We slept on it for a number of months. A maple that seemed to have grown up by accident was casting a dense shade on the front yard garden, stunting our new raspberry patch, and threatening to join up with the lindens to create a canopy of cool darkness where we want to have light. Was it okay to cut down a tree? We had a good goal in mind - a place to grow food - but even cultivation is a human invention, with a long history of habitat destruction (depending on whom you ask). Maybe taking this tree down would be an act of hubris, human folk once again making the outrageous claim that "the buck stops here," whatever, that we are in charge and nature can suck it.
Maybe debating the ethics of cutting down a tree in the suburbs is pointless, since most trees have been placed there by a human. Almost every tree up here is somehow related to a human act or a human omission, excepting a few mighty old maples and cottonwoods that seem to have been in the so-called "Columbia Heights" since creation. We live in an artificial landscape, not even a shadow of its original form, so maybe eliminating a young maple is not much different from a preschooler knocking down a tower of ABC blocks.

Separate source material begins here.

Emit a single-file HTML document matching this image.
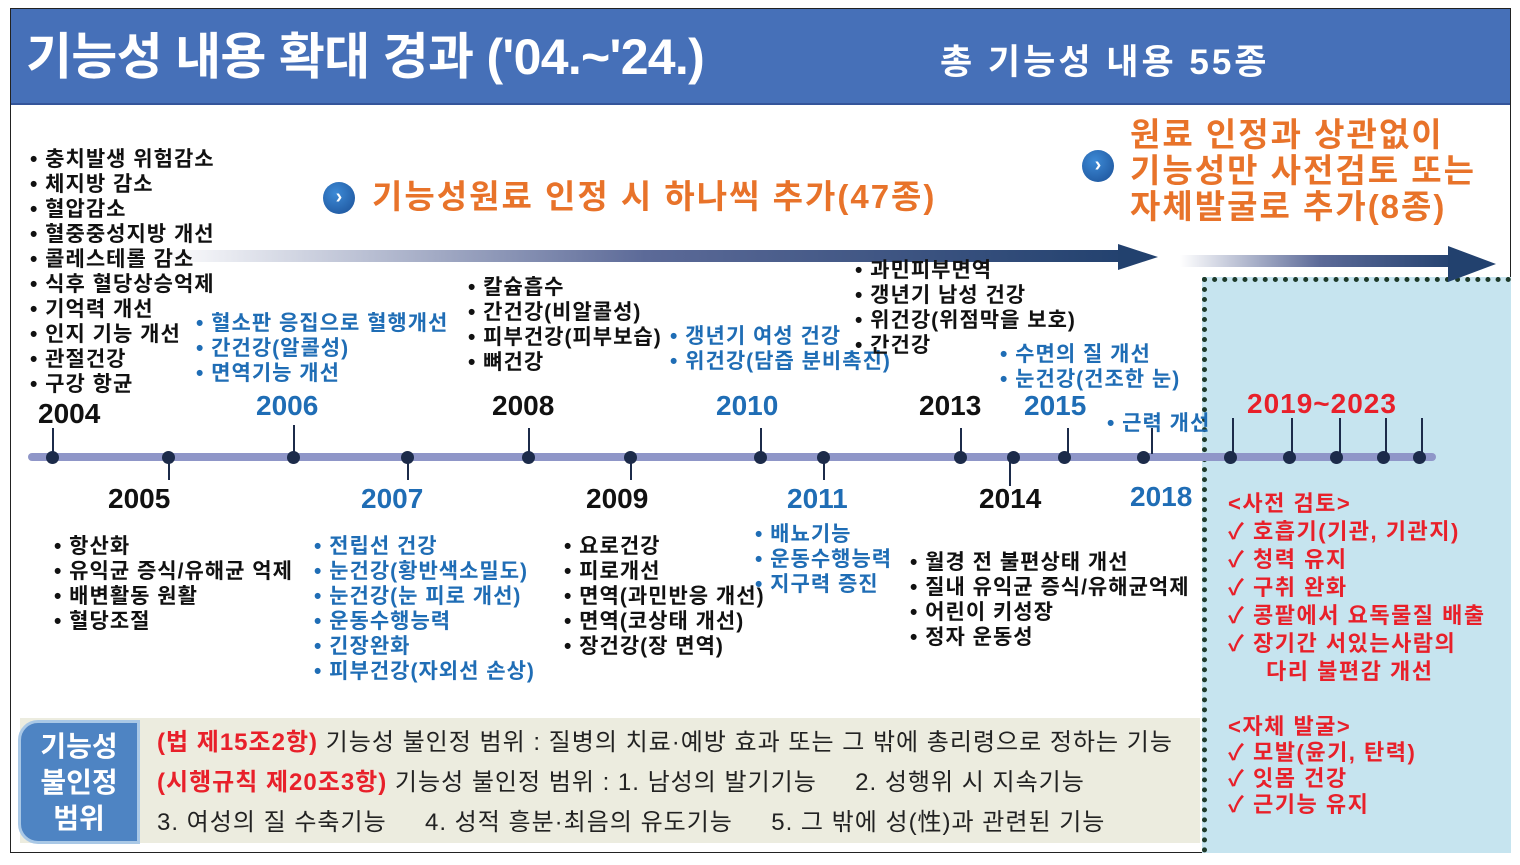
<!DOCTYPE html>
<html><head><meta charset="utf-8"><style>
*{margin:0;padding:0;box-sizing:border-box}
body{width:1520px;height:865px;background:#fff;position:relative;overflow:hidden;font-family:"Liberation Sans","Noto Sans CJK KR",sans-serif;font-weight:bold}
.a{position:absolute;white-space:nowrap}
.l{font-size:21px;line-height:25px;color:#111;letter-spacing:1px}
.b{color:#1f6db5}
.y{font-size:28px;font-weight:bold;line-height:30px;letter-spacing:0}
.dot{position:absolute;width:13px;height:13px;border-radius:50%;background:#1c2b4a;top:451px}
.tk{position:absolute;width:2px;background:#1c2b4a}
.o{color:#e8732a}
.r{color:#e8202a}
</style></head><body>
<div class="a" style="left:10px;top:8px;width:1501px;height:845px;border:1.5px solid #222"></div>
<div class="a" style="left:11px;top:9px;width:1499px;height:96px;background:#4670b8;border-bottom:2px solid #34559a"></div>
<div class="a" style="left:26px;top:22px;font-size:50px;color:#fff;letter-spacing:-0.7px;line-height:70px">기능성 내용 확대 경과 ('04.~'24.)</div>
<div class="a" style="left:940px;top:40px;font-size:35px;color:#fff;line-height:46px;letter-spacing:3px">총 기능성 내용 55종</div>

<div class="a" style="left:1202px;top:277px;width:309px;height:576px;background:#c6e4ef;border-left:5px dotted #1e3a2a;border-top:5px dotted #1e3a2a"></div>

<div class="a" style="left:160px;top:250px;width:970px;height:12px;background:linear-gradient(90deg,#fff,#5c6a98 50%,#22416e)"></div>
<div class="a" style="left:1118px;top:244px;width:0;height:0;border-top:13px solid transparent;border-bottom:13px solid transparent;border-left:40px solid #22416e"></div>
<div class="a" style="left:1180px;top:255px;width:280px;height:12px;background:linear-gradient(90deg,#fff,#5c6a98 50%,#22416e)"></div>
<div class="a" style="left:1448px;top:246px;width:0;height:0;border-top:18px solid transparent;border-bottom:18px solid transparent;border-left:48px solid #22416e"></div>

<div class="a" style="left:323px;top:182px;width:32px;height:32px;border-radius:50%;background:radial-gradient(circle at 40% 35%,#3d8ad6,#1a4f96);color:#fff;font-size:20px;text-align:center;line-height:30px">›</div>
<div class="a" style="left:1082px;top:150px;width:32px;height:32px;border-radius:50%;background:radial-gradient(circle at 40% 35%,#3d8ad6,#1a4f96);color:#fff;font-size:20px;text-align:center;line-height:30px">›</div>
<div class="a o" style="left:372px;top:177px;font-size:33px;line-height:40px;letter-spacing:2px">기능성원료 인정 시 하나씩 추가(47종)</div>
<div class="a o" style="left:1130px;top:117px;font-size:33px;line-height:36px;letter-spacing:2px">원료 인정과 상관없이<br>기능성만 사전검토 또는<br>자체발굴로 추가(8종)</div>

<div class="a" style="left:28px;top:453px;width:1408px;height:8px;background:#8f96c8;border-radius:4px"></div>
<div class="dot" style="left:46px"></div><div class="dot" style="left:162px"></div><div class="dot" style="left:287px"></div><div class="dot" style="left:401px"></div><div class="dot" style="left:522px"></div><div class="dot" style="left:624px"></div><div class="dot" style="left:754px"></div><div class="dot" style="left:817px"></div><div class="dot" style="left:954px"></div><div class="dot" style="left:1007px"></div><div class="dot" style="left:1058px"></div><div class="dot" style="left:1137px"></div><div class="dot" style="left:1224px"></div><div class="dot" style="left:1283px"></div><div class="dot" style="left:1330px"></div><div class="dot" style="left:1377px"></div><div class="dot" style="left:1413px"></div>
<div class="tk" style="left:52px;top:428px;height:26px"></div>
<div class="tk" style="left:293px;top:425px;height:29px"></div>
<div class="tk" style="left:528px;top:428px;height:26px"></div>
<div class="tk" style="left:760px;top:428px;height:26px"></div>
<div class="tk" style="left:960px;top:428px;height:26px"></div>
<div class="tk" style="left:1067px;top:428px;height:26px"></div>
<div class="tk" style="left:1151px;top:428px;height:26px"></div>
<div class="tk" style="left:1232px;top:418px;height:36px"></div>
<div class="tk" style="left:1291px;top:418px;height:36px"></div>
<div class="tk" style="left:1339px;top:418px;height:36px"></div>
<div class="tk" style="left:1385px;top:418px;height:36px"></div>
<div class="tk" style="left:1421px;top:418px;height:36px"></div>
<div class="tk" style="left:168px;top:458px;height:22px"></div>
<div class="tk" style="left:407px;top:458px;height:22px"></div>
<div class="tk" style="left:630px;top:458px;height:22px"></div>
<div class="tk" style="left:823px;top:458px;height:22px"></div>
<div class="tk" style="left:1009px;top:458px;height:28px"></div>

<div class="a y" style="left:38px;top:399px;color:#111">2004</div>
<div class="a y b" style="left:256px;top:391px">2006</div>
<div class="a y" style="left:492px;top:391px;color:#111">2008</div>
<div class="a y b" style="left:716px;top:391px">2010</div>
<div class="a y" style="left:919px;top:391px;color:#111">2013</div>
<div class="a y b" style="left:1024px;top:391px">2015</div>
<div class="a y r" style="left:1247px;top:389px;letter-spacing:1px">2019~2023</div>
<div class="a y" style="left:108px;top:484px;color:#111">2005</div>
<div class="a y b" style="left:361px;top:484px">2007</div>
<div class="a y" style="left:586px;top:484px;color:#111">2009</div>
<div class="a y b" style="left:787px;top:484px">2011</div>
<div class="a y" style="left:979px;top:484px;color:#111">2014</div>
<div class="a y b" style="left:1130px;top:482px">2018</div>

<div class="a l" style="left:30px;top:147px">• 충치발생 위험감소<br>• 체지방 감소<br>• 혈압감소<br>• 혈중중성지방 개선<br>• 콜레스테롤 감소<br>• 식후 혈당상승억제<br>• 기억력 개선<br>• 인지 기능 개선<br>• 관절건강<br>• 구강 항균</div>
<div class="a l b" style="left:196px;top:311px">• 혈소판 응집으로 혈행개선<br>• 간건강(알콜성)<br>• 면역기능 개선</div>
<div class="a l" style="left:468px;top:275px">• 칼슘흡수<br>• 간건강(비알콜성)<br>• 피부건강(피부보습)<br>• 뼈건강</div>
<div class="a l b" style="left:670px;top:324px">• 갱년기 여성 건강<br>• 위건강(담즙 분비촉진)</div>
<div class="a l" style="left:855px;top:258px">• 과민피부면역<br>• 갱년기 남성 건강<br>• 위건강(위점막을 보호)<br>• 간건강</div>
<div class="a l b" style="left:1000px;top:342px">• 수면의 질 개선<br>• 눈건강(건조한 눈)</div>
<div class="a l b" style="left:1107px;top:411px">• 근력 개선</div>

<div class="a l" style="left:54px;top:534px">• 항산화<br>• 유익균 증식/유해균 억제<br>• 배변활동 원활<br>• 혈당조절</div>
<div class="a l b" style="left:314px;top:534px">• 전립선 건강<br>• 눈건강(황반색소밀도)<br>• 눈건강(눈 피로 개선)<br>• 운동수행능력<br>• 긴장완화<br>• 피부건강(자외선 손상)</div>
<div class="a l" style="left:564px;top:534px">• 요로건강<br>• 피로개선<br>• 면역(과민반응 개선)<br>• 면역(코상태 개선)<br>•  장건강(장 면역)</div>
<div class="a l b" style="left:755px;top:522px">• 배뇨기능<br>• 운동수행능력<br>• 지구력 증진</div>
<div class="a l" style="left:910px;top:550px">• 월경 전 불편상태 개선<br>• 질내 유익균 증식/유해균억제<br>• 어린이 키성장<br>• 정자 운동성</div>

<div class="a r" style="left:1228px;top:490px;font-size:22px;line-height:28px;letter-spacing:1.5px">&lt;사전 검토&gt;<br>✓ 호흡기(기관, 기관지)<br>✓ 청력 유지<br>✓ 구취 완화<br>✓ 콩팥에서 요독물질 배출<br>✓ 장기간 서있는사람의<br>&nbsp;&nbsp;&nbsp;&nbsp;&nbsp;다리 불편감 개선</div>
<div class="a r" style="left:1228px;top:714px;font-size:22px;line-height:26px;letter-spacing:1.5px">&lt;자체 발굴&gt;<br>✓ 모발(윤기, 탄력)<br>✓ 잇몸 건강<br>✓ 근기능 유지</div>

<div class="a" style="left:20px;top:718px;width:1180px;height:125px;background:#ececdf"></div>
<div class="a" style="left:18px;top:720px;width:122px;height:124px;background:#4e84c3;border-radius:20px 0 0 20px;border:3px solid #a9c8e6;color:#fff;font-size:28px;line-height:36px;text-align:center;padding-top:6px">기능성<br>불인정<br>범위</div>
<div class="a" style="left:157px;top:723px;font-size:24px;line-height:40px;color:#222;font-weight:normal;letter-spacing:1px">
<span class="r" style="font-weight:bold">(법 제15조2항)</span> 기능성 불인정 범위 :  질병의 치료·예방 효과 또는 그 밖에 총리령으로 정하는 기능<br>
<span class="r" style="font-weight:bold">(시행규칙 제20조3항)</span> 기능성 불인정 범위  :  1. 남성의 발기기능&nbsp;&nbsp;&nbsp;&nbsp;&nbsp;2. 성행위 시 지속기능<br>
3. 여성의 질 수축기능&nbsp;&nbsp;&nbsp;&nbsp;&nbsp;4. 성적 흥분·최음의 유도기능&nbsp;&nbsp;&nbsp;&nbsp;&nbsp;5. 그 밖에 성(性)과 관련된 기능</div>
</body></html>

In any case, we consulted a priest, a farmer, a poet, and our tender inner conscience, and knocked the tree down.

We replaced it with this little beauty, a true dwarf Liberty apple from RainTree Gardens in Washington. It came bareroot via UPS in a triangular cardboard box, and for the first month after planting looked pretty much like a stick in the ground. Here, finally, we have some tender first leaves.